Moving away from a linear model to a circular one – where all garments can be reused, recycled or are biodegrade and compostable – is crucial in order to tackle fashion’s impact on the planet. But experts have questioned whether the EU’s proposals actually do enough to halt fast fashion.
“It’s not physical durability that is the problem,” Veronica Bates Kassatly, an independent analyst and sustainable fashion consultant, says, pointing to the fact that a lace dress would fare less well in wash tests typically used to test durability, compared to a polyester garment. “If you look at the piles of discarded clothing in the Atacama Desert in (Chile) or in Ghana or Kenya, it’s not lace dresses that are dumped there. It’s not physical durability that is the problem.”

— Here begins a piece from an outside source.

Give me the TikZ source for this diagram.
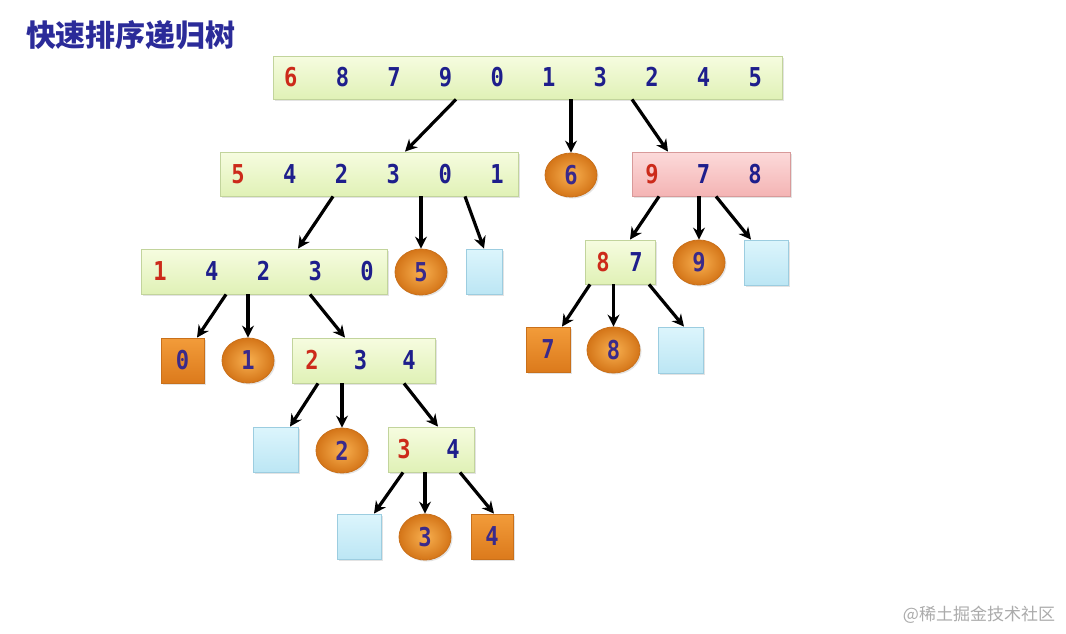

In fact, a 2022 French study found that while 35 per cent of people say they throw away their clothes because they’re worn out, 26 per cent say that it’s because they don’t suit them anymore, while 30 per cent say it’s because they’re bored of them – suggesting durability isn’t the primary issue. “If more than 50 per cent of clothes are being thrown out for reasons that have nothing to do with durability, legislating durability is not going to solve the problem,” Bates Kassatly continues.